As both a former high school English teacher and as an author, Dr. Toliver explores nontraditional pathways within academia. For example, instead of having her students write argumentative essays in the standard five paragraph format, students wrote stories incorporating characters and dialogue to reflect their arguments. Dr. Toliver uses storytelling in a similar way, composing her dissertation as a Sci-Fi novel. In an academic setting where she has often been told that her approach isn’t considered “real research,” she continues to dream, challenge, and build, particularly for those who come after her. 

Bell shared his views of Afrofuturism through a discussion of agriculture. He stated that his view is centered on “knowing who we are as a people ” and on the challenges that have been experienced in the past in order to inform the future. According to Bell, the farm is an engine to rebuild civilization, focusing not only on food, but also on land ownership. 

Thinking of the future, Bell believes that this is an opportune time for Black people to reimagine themselves in agriculture, and all that it offers beyond farming. When speaking of agriculture as a necessity for sustainability, Bell is adamant that “we can create something better for ourselves, we can dream it, we can actually go out and do it.”

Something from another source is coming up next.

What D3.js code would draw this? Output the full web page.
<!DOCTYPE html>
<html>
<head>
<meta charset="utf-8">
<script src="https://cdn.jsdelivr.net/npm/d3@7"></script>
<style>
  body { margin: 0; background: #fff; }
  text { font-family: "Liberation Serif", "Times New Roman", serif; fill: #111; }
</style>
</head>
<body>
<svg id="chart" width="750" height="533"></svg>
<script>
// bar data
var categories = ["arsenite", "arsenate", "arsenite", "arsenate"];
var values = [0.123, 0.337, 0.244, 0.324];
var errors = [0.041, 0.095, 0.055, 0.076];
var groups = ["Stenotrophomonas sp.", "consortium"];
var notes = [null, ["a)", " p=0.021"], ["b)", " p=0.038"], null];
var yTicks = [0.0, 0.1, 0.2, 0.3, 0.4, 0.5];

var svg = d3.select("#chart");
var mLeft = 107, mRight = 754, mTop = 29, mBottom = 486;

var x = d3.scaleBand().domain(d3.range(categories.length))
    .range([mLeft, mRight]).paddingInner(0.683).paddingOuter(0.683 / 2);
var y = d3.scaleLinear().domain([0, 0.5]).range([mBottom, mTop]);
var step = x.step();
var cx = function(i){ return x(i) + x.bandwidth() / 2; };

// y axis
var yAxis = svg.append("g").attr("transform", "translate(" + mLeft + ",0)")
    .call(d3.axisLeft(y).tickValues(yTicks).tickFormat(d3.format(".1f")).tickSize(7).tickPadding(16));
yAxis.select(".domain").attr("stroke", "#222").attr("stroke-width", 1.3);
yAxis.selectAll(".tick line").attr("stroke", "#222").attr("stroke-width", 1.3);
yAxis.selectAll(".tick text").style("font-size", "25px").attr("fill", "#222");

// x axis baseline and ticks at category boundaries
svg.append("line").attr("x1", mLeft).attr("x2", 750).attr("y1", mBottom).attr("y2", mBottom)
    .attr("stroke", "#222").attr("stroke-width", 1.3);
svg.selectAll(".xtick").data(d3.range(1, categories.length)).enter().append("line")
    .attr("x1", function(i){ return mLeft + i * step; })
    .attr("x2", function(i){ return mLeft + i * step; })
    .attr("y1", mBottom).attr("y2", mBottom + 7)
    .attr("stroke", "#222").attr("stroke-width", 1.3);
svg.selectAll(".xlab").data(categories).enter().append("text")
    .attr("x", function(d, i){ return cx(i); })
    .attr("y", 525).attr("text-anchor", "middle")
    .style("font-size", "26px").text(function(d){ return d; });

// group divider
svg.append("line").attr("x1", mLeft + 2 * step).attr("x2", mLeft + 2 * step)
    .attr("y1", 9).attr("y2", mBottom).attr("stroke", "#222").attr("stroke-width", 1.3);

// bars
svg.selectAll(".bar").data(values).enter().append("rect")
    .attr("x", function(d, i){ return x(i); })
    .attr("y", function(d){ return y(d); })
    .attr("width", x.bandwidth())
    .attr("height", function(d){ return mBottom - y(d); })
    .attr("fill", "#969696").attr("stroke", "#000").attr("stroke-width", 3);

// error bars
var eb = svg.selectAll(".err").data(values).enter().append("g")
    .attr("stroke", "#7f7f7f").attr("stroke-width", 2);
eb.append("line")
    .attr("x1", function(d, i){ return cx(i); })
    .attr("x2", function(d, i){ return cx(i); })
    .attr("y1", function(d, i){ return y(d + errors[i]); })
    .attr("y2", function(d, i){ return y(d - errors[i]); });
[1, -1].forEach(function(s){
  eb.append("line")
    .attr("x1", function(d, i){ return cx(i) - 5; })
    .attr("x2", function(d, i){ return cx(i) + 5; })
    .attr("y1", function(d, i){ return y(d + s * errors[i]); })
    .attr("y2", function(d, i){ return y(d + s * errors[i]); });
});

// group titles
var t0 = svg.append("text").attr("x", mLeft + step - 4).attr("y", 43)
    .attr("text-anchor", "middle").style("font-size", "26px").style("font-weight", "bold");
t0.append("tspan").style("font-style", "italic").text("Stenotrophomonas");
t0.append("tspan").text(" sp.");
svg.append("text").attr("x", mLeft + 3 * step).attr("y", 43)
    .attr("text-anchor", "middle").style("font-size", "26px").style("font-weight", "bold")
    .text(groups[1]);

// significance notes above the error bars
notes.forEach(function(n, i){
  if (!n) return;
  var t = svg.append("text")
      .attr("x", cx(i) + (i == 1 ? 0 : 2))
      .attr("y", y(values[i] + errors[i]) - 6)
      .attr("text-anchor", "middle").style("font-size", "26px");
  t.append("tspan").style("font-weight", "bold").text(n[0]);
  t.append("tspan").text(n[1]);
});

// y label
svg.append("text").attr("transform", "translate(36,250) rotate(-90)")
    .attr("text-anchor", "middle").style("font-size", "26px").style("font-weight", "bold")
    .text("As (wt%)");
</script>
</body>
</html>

The the past and future converge through AI

Dr. Derek Ham is the department head and associate professor of Media, Arts, Design and Technology at NC State. Through his work, the past, present and future converge using virtual reality. In collaboration with the Negro League Baseball Museum and with support from Epic Games and Reallusion, Dr. Ham developed Barnstormers: Determined to Win. Barnstormers immerses participants in a virtual reality experience, engaging with the story telling of Negro League Baseball players. Dr. Ham provided greater detail about the use of artificial intelligence (AI) to capture the unique motions and mannerisms of the baseball legends. Looking to the future, Dr. Ham shared his hopes of advancements in AI to bring more opportunities to further “re-examine and reclaim moments in Black and Civil Rights history.”

Envisioning the future of the BRS

For the director of the African American Cultural Center at NC State, angela gay-audre, the symposium was a dream come true. Speaking about the collaboration with the libraries, they expressed the desire to see a space for “black knowledge and black epistemologies, our ways of knowing, our ways of being, the multiple ways that we carry wisdom, and we share wisdom … to be honored, to be valued, to be heard, and to be shared. 

angela gay-audre, director of the African American Cultural Center at NC State. Derick Lee/Education NC

gay-audre envisions a future in which the BRS and similar events are institutionalized beyond local universities like NC State. They defined the future of BRS as being woven into the fabric of the institution, being fully funded, and importantly, requiring less justification for its existence:

“Most of the time we move through these educational systems, we’re taught that we were supposed to whitewash ourselves at some point in time; that we have to acculturate into something else; that who we are and what we bring don’t matter. This sort of Symposium on Black Research Symposium that centers us at the core says that, no, we do. Everything that we bring can be brought into the future. It can stay with us; we can hope that we can be authentic to it, and everyone else has the opportunity to witness and honor it.”

angela gay-audre, director of the African American Cultural Center at NC State
Derick Lee

Derick Lee is a regional storyteller for EdNC.